Better yet what causes the shakes?
 
I would check the wheel gap first most people run them with very little wheel gap. This was one of the first mistakes I made
 
I had box axles and wheels, I went to a 92x and rage wheels back there and ran at another scout pack race and did not notice the wiggle but I also bumped the steer a little more so I do not know. I will find out at Districts in March.
 
I had a car that had a COM about 5/8" and 4" of steer. Everything looked great until it went down the test track. It had the wiggles. I moved weight around from side to side and rear to front and nothing helped. I put it back on the treadmill and carefully watched the wheels and found the left rear wheel not looking right. I pulled the axle and inserted another one. I remembered one of the axles that the scout and got a little aggressive with the polishing.

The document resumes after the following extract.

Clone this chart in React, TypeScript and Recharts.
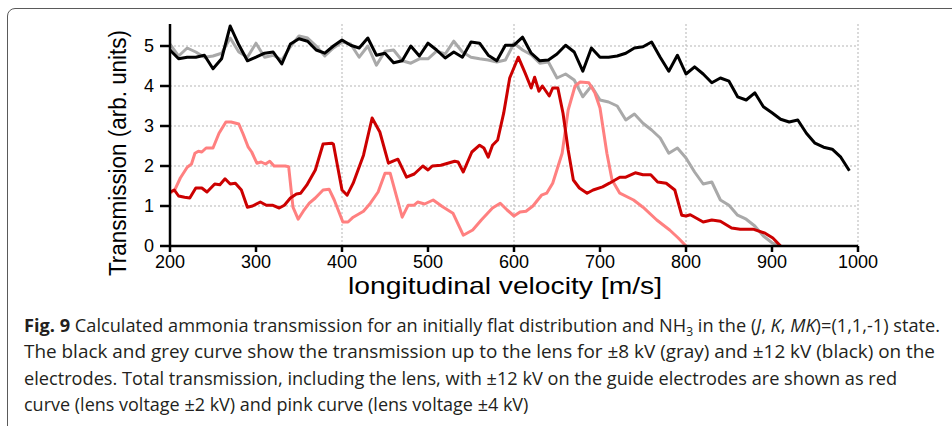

We replaced that axle and the car ran really well. We did have to go back and readjust the steering as the bad axle also compromised the steer.
 
Loder66 said:
I had a car that had a COM about 5/8" and 4" of steer. Everything looked great until it went down the test track. It had the wiggles. I moved weight around from side to side and rear to front and nothing helped. I put it back on the treadmill and carefully watched the wheels and found the left rear wheel not looking right. I pulled the axle and inserted another one. I remembered one of the axles that the scout and got a little aggressive with the polishing. We replaced that axle and the car ran really well. We did have to go back and readjust the steering as the bad axle also compromised the steer.

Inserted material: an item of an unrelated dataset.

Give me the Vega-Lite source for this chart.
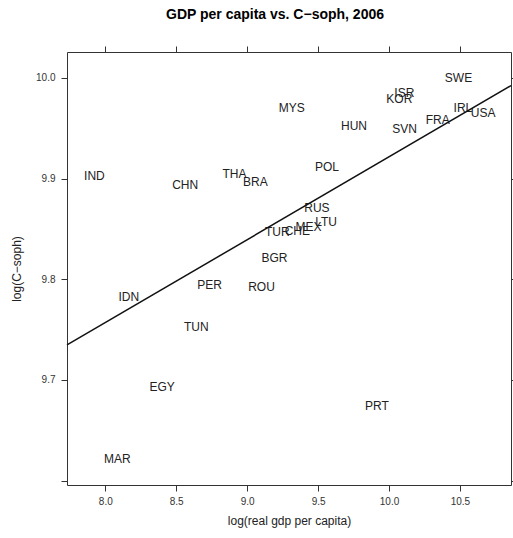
{
  "$schema": "https://vega.github.io/schema/vega-lite/v6.json",
  "width": 444,
  "height": 433,
  "autosize": {"type": "none"},
  "padding": {"left": 67, "top": 52, "right": 2, "bottom": 53},
  "background": "white",
  "title": {
    "text": "GDP per capita vs. C−soph, 2006",
    "fontSize": 14,
    "fontWeight": "bold",
    "font": "Liberation Sans",
    "color": "#000",
    "anchor": "middle",
    "dx": -14,
    "offset": 24
  },
  "config": {
    "font": "Liberation Sans",
    "view": {"stroke": "#333", "strokeWidth": 1},
    "axis": {
      "domain": false,
      "grid": false,
      "tickColor": "#333",
      "tickSize": 6,
      "labelFont": "Liberation Sans",
      "labelFontSize": 10,
      "labelColor": "#333",
      "titleFont": "Liberation Sans",
      "titleFontSize": 12,
      "titleFontWeight": "normal",
      "titleColor": "#222"
    }
  },
  "layer": [
    {
      "data": {
        "values": [
          {"country": "SWE", "gdp": 10.49, "csoph": 10.0},
          {"country": "ISR", "gdp": 10.108, "csoph": 9.985},
          {"country": "KOR", "gdp": 10.073, "csoph": 9.979},
          {"country": "MYS", "gdp": 9.314, "csoph": 9.97},
          {"country": "IRL", "gdp": 10.521, "csoph": 9.970},
          {"country": "USA", "gdp": 10.664, "csoph": 9.965},
          {"country": "FRA", "gdp": 10.343, "csoph": 9.958},
          {"country": "HUN", "gdp": 9.753, "csoph": 9.952},
          {"country": "SVN", "gdp": 10.110, "csoph": 9.949},
          {"country": "POL", "gdp": 9.563, "csoph": 9.9116},
          {"country": "THA", "gdp": 8.911, "csoph": 9.905},
          {"country": "BRA", "gdp": 9.058, "csoph": 9.897},
          {"country": "IND", "gdp": 7.923, "csoph": 9.903},
          {"country": "CHN", "gdp": 8.563, "csoph": 9.894},
          {"country": "RUS", "gdp": 9.492, "csoph": 9.871},
          {"country": "LTU", "gdp": 9.556, "csoph": 9.857},
          {"country": "CHE", "gdp": 9.354, "csoph": 9.848},
          {"country": "MEX", "gdp": 9.432, "csoph": 9.8517},
          {"country": "TUR", "gdp": 9.213, "csoph": 9.8474},
          {"country": "BGR", "gdp": 9.192, "csoph": 9.8216},
          {"country": "ROU", "gdp": 9.101, "csoph": 9.792},
          {"country": "PER", "gdp": 8.735, "csoph": 9.7944},
          {"country": "IDN", "gdp": 8.166, "csoph": 9.782},
          {"country": "TUN", "gdp": 8.641, "csoph": 9.753},
          {"country": "EGY", "gdp": 8.401, "csoph": 9.693},
          {"country": "MAR", "gdp": 8.085, "csoph": 9.622},
          {"country": "PRT", "gdp": 9.915, "csoph": 9.674}
        ]
      },
      "mark": {"type": "text", "fontSize": 12, "color": "#222", "font": "Liberation Sans"},
      "encoding": {
        "x": {
          "field": "gdp",
          "type": "quantitative",
          "scale": {"domain": [7.73, 10.86], "nice": false, "zero": false},
          "axis": {
            "orient": "bottom",
            "title": "log(real gdp per capita)",
            "values": [8, 8.5, 9, 9.5, 10, 10.5],
            "format": ".1f",
            "labelPadding": 5,
            "titlePadding": 9
          }
        },
        "y": {
          "field": "csoph",
          "type": "quantitative",
          "scale": {"domain": [9.5957, 10.0258], "nice": false, "zero": false},
          "axis": {
            "orient": "left",
            "title": "log(C−soph)",
            "values": [9.6, 9.7, 9.8, 9.9, 10.0],
            "labelExpr": "datum.value < 9.65 ? '' : format(datum.value, '.1f')",
            "labelPadding": 6,
            "titlePadding": 12
          }
        },
        "text": {"field": "country"}
      }
    },
    {
      "data": {
        "values": [
          {"gdp": 7.73, "csoph": 9.7348},
          {"gdp": 10.86, "csoph": 9.9924}
        ]
      },
      "mark": {"type": "line", "color": "#111", "strokeWidth": 1.5},
      "encoding": {
        "x": {
          "field": "gdp",
          "type": "quantitative",
          "scale": {"domain": [7.73, 10.86], "nice": false, "zero": false},
          "axis": {"orient": "top", "labels": false, "title": null, "values": [8, 8.5, 9, 9.5, 10, 10.5]}
        },
        "y": {
          "field": "csoph",
          "type": "quantitative",
          "scale": {"domain": [9.5957, 10.0258], "nice": false, "zero": false},
          "axis": {"orient": "right", "labels": false, "title": null, "values": [9.6, 9.7, 9.8, 9.9, 10.0]}
        }
      }
    }
  ],
  "resolve": {"axis": {"x": "independent", "y": "independent"}}
}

Be careful with using the treadmill...

They generally have the same affect as tying the derby car behind your normal car and taking it down the road to see what it does...

Treadmills are bad on the wheels and will cause more problems than they solve.
 
Mojo Racing said:
Be careful with using the treadmill...

They generally have the same affect as tying the derby car behind your normal car and taking it down the road to see what it does...

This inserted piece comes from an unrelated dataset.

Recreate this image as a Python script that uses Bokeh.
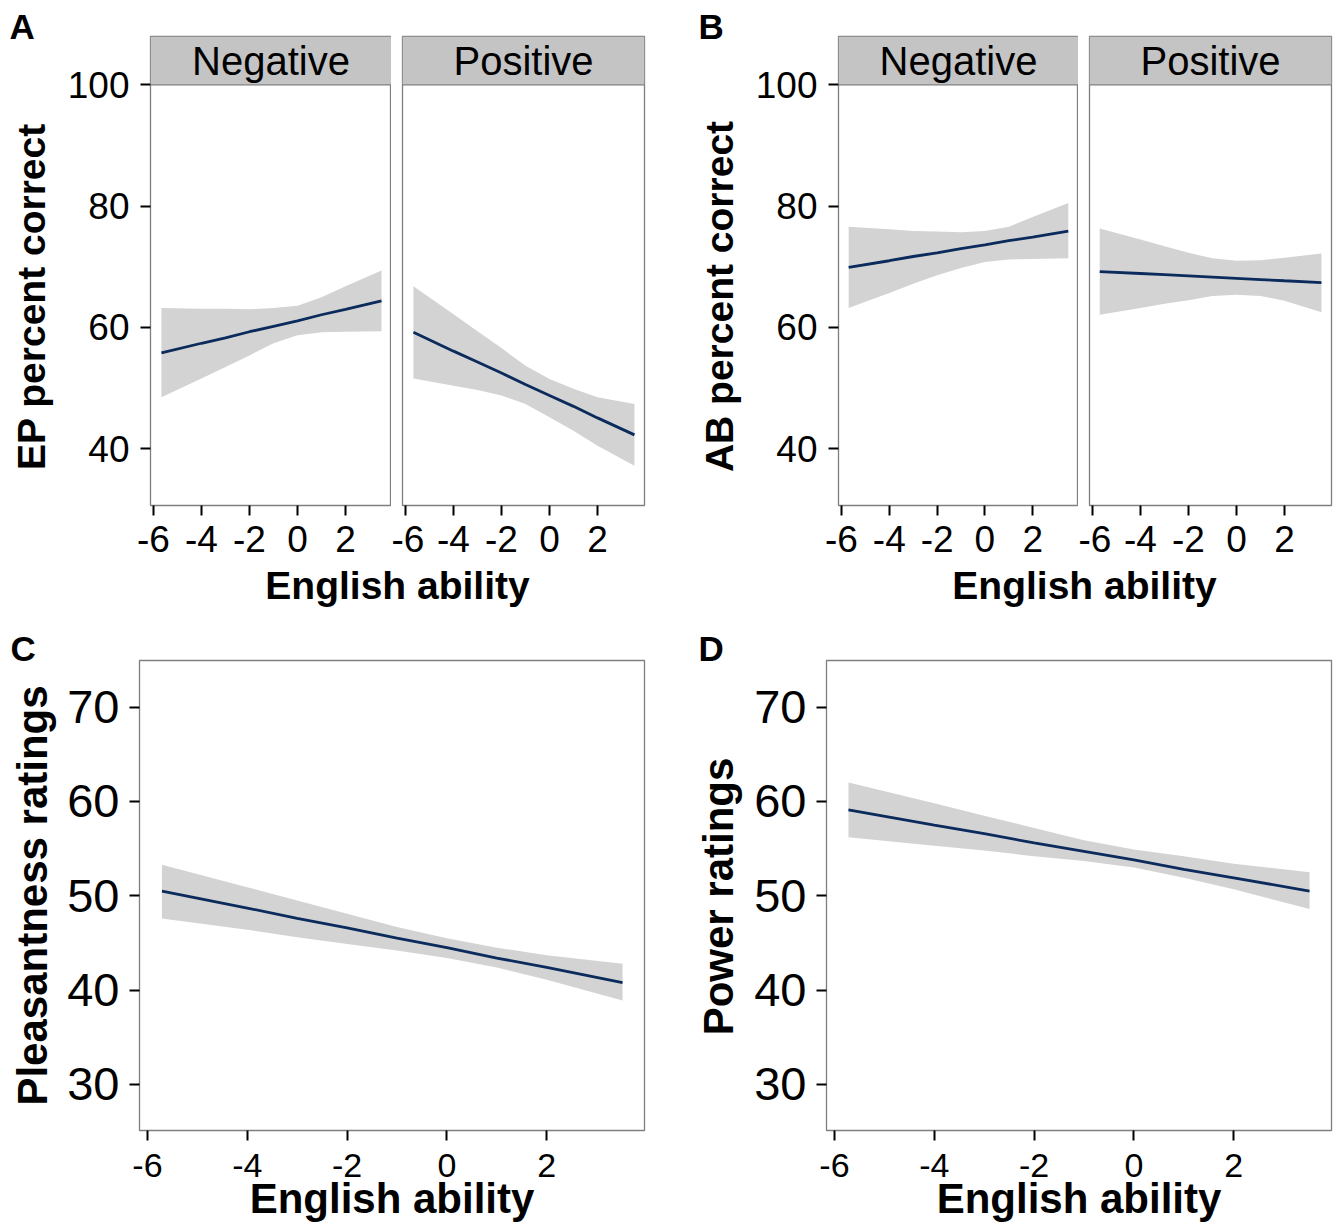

Treadmills are bad on the wheels and will cause more problems than they solve.

+1,000,000

The treadmill secret weapon trick was created by someone that either didn't know what they were doing, or they did and the intended puprpose was to slow you down.
 
We used a treadmill for the past 4 years on my oldest's boys cars (and Dad cars). Now that it's my youngest boys turn (Tiger), this is the first year that we are tuning our cars on a tuning board (home-made). Hoping to see improvements.
 
Mojo Racing said:
Be careful with using the treadmill...

They generally have the same affect as tying the derby car behind your normal car and taking it down the road to see what it does...

Treadmills are bad on the wheels and will cause more problems than they solve.

Thanks Mojo, I will cease from using it as that does make sense. After building cars for nephews, neighbors kids etc., I am now addicted to these things and have gotten pretty decent at building them. I have won a couple of outlaw classes. Now after finding this site I feel like I am starting a PhD program. lol I am now building a better tuning board and have ordered more stuff for my Besttrack to make it more consistent and will have to put about 10 hours of work in the track to bring it up to NPWDRL standards. I have not found a good way to tell my wife yet that you guys race year round.
Thanks for all the great advice and willingness to help out the newbies.
 
Back to the issue with the amount of steer...

My Street Stock got Post Office tuned on the way to today's race and had a whoppin' 11" of steer. That's almost enough to run in a circle on a kitchen table (ok, maybe not but still). I was lucky Bulldog checked it out on site to help fix that before the race.

With that much steer, it ran 2.991 on the league track. With 4" of steer it ran about 2.964. Now I can see why some start to obsess over tuning.